Data:
= = = = =

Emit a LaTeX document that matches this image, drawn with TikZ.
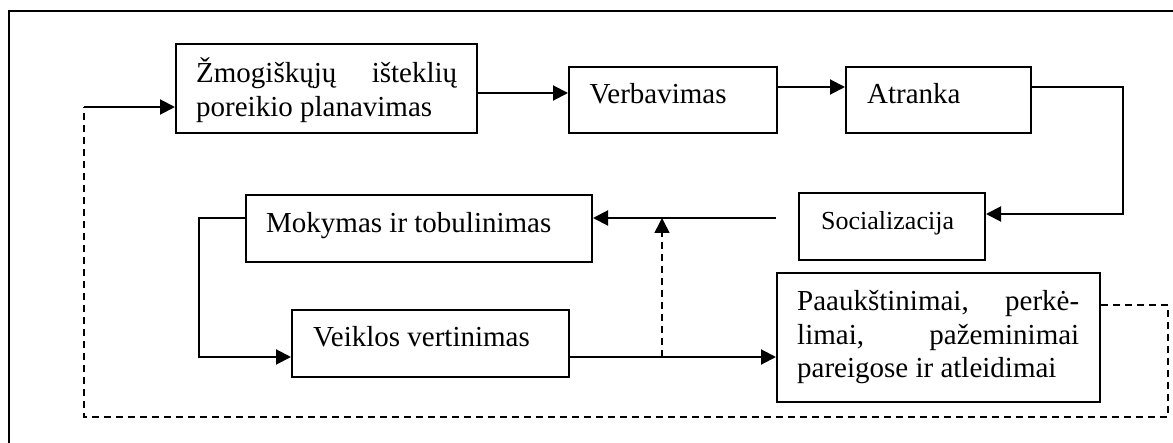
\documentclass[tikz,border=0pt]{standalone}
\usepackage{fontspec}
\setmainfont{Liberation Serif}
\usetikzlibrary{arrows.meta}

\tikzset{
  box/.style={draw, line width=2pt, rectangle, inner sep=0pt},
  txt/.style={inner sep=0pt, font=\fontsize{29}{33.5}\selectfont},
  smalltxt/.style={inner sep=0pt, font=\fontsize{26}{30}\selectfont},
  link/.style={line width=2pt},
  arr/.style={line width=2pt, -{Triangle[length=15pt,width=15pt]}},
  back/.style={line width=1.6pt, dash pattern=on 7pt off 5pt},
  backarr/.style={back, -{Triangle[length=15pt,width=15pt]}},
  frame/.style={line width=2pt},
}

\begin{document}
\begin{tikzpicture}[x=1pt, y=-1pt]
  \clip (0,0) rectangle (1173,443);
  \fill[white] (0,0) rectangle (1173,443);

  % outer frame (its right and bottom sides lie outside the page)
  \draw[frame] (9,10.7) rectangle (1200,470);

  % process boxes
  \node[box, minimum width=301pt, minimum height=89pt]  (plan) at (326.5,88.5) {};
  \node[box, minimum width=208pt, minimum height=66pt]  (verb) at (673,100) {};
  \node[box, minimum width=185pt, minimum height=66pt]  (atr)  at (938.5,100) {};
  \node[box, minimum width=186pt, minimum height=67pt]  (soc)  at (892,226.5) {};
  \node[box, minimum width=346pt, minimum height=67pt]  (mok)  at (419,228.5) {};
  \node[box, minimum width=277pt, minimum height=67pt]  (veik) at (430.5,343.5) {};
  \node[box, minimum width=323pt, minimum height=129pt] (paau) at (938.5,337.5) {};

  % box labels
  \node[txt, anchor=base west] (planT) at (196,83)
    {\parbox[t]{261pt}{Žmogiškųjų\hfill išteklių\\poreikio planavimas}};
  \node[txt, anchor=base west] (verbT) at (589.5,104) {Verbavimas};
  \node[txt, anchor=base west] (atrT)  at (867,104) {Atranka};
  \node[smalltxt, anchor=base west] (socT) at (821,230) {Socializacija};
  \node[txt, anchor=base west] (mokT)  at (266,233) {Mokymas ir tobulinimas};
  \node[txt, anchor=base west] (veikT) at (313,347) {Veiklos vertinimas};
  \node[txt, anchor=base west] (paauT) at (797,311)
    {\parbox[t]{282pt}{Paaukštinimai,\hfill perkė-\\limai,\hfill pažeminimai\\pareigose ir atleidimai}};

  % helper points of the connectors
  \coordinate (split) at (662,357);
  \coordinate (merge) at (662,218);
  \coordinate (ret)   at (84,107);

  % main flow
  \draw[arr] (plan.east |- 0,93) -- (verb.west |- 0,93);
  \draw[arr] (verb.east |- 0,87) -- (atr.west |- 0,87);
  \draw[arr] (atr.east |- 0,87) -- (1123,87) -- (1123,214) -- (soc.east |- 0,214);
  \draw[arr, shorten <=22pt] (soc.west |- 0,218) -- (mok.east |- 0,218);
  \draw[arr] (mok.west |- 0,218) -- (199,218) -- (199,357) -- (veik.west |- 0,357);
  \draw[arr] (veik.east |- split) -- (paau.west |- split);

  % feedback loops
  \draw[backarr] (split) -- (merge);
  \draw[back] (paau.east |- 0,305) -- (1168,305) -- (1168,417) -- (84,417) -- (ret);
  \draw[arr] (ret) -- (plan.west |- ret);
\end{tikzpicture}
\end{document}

= = = = =

Set problem:
Omit every picture, then reproduce the rest of the listing exactly.

Solution for this problem:
Emit a LaTeX document that matches this image, drawn with TikZ.
\documentclass[tikz,border=0pt]{standalone}
\usepackage{fontspec}
\setmainfont{Liberation Serif}
\usetikzlibrary{arrows.meta}

\tikzset{
  box/.style={draw, line width=2pt, rectangle, inner sep=0pt},
  txt/.style={inner sep=0pt, font=\fontsize{29}{33.5}\selectfont},
  smalltxt/.style={inner sep=0pt, font=\fontsize{26}{30}\selectfont},
  link/.style={line width=2pt},
  arr/.style={line width=2pt, -{Triangle[length=15pt,width=15pt]}},
  back/.style={line width=1.6pt, dash pattern=on 7pt off 5pt},
  backarr/.style={back, -{Triangle[length=15pt,width=15pt]}},
  frame/.style={line width=2pt},
}

\begin{document}
\begin{tikzpicture}[x=1pt, y=-1pt]
  \clip (0,0) rectangle (1173,443);
  \fill[white] (0,0) rectangle (1173,443);

  % outer frame (its right and bottom sides lie outside the page)
  \draw[frame] (9,10.7) rectangle (1200,470);

  % process boxes
  \node[box, minimum width=301pt, minimum height=89pt]  (plan) at (326.5,88.5) {};
  \node[box, minimum width=208pt, minimum height=66pt]  (verb) at (673,100) {};
  \node[box, minimum width=185pt, minimum height=66pt]  (atr)  at (938.5,100) {};
  \node[box, minimum width=186pt, minimum height=67pt]  (soc)  at (892,226.5) {};
  \node[box, minimum width=346pt, minimum height=67pt]  (mok)  at (419,228.5) {};
  \node[box, minimum width=277pt, minimum height=67pt]  (veik) at (430.5,343.5) {};
  \node[box, minimum width=323pt, minimum height=129pt] (paau) at (938.5,337.5) {};

  % box labels
  \node[txt, anchor=base west] (planT) at (196,83)
    {\parbox[t]{261pt}{Žmogiškųjų\hfill išteklių\\poreikio planavimas}};
  \node[txt, anchor=base west] (verbT) at (589.5,104) {Verbavimas};
  \node[txt, anchor=base west] (atrT)  at (867,104) {Atranka};
  \node[smalltxt, anchor=base west] (socT) at (821,230) {Socializacija};
  \node[txt, anchor=base west] (mokT)  at (266,233) {Mokymas ir tobulinimas};
  \node[txt, anchor=base west] (veikT) at (313,347) {Veiklos vertinimas};
  \node[txt, anchor=base west] (paauT) at (797,311)
    {\parbox[t]{282pt}{Paaukštinimai,\hfill perkė-\\limai,\hfill pažeminimai\\pareigose ir atleidimai}};

  % helper points of the connectors
  \coordinate (split) at (662,357);
  \coordinate (merge) at (662,218);
  \coordinate (ret)   at (84,107);

  % main flow
  \draw[arr] (plan.east |- 0,93) -- (verb.west |- 0,93);
  \draw[arr] (verb.east |- 0,87) -- (atr.west |- 0,87);
  \draw[arr] (atr.east |- 0,87) -- (1123,87) -- (1123,214) -- (soc.east |- 0,214);
  \draw[arr, shorten <=22pt] (soc.west |- 0,218) -- (mok.east |- 0,218);
  \draw[arr] (mok.west |- 0,218) -- (199,218) -- (199,357) -- (veik.west |- 0,357);
  \draw[arr] (veik.east |- split) -- (paau.west |- split);

  % feedback loops
  \draw[backarr] (split) -- (merge);
  \draw[back] (paau.east |- 0,305) -- (1168,305) -- (1168,417) -- (84,417) -- (ret);
  \draw[arr] (ret) -- (plan.west |- ret);
\end{tikzpicture}
\end{document}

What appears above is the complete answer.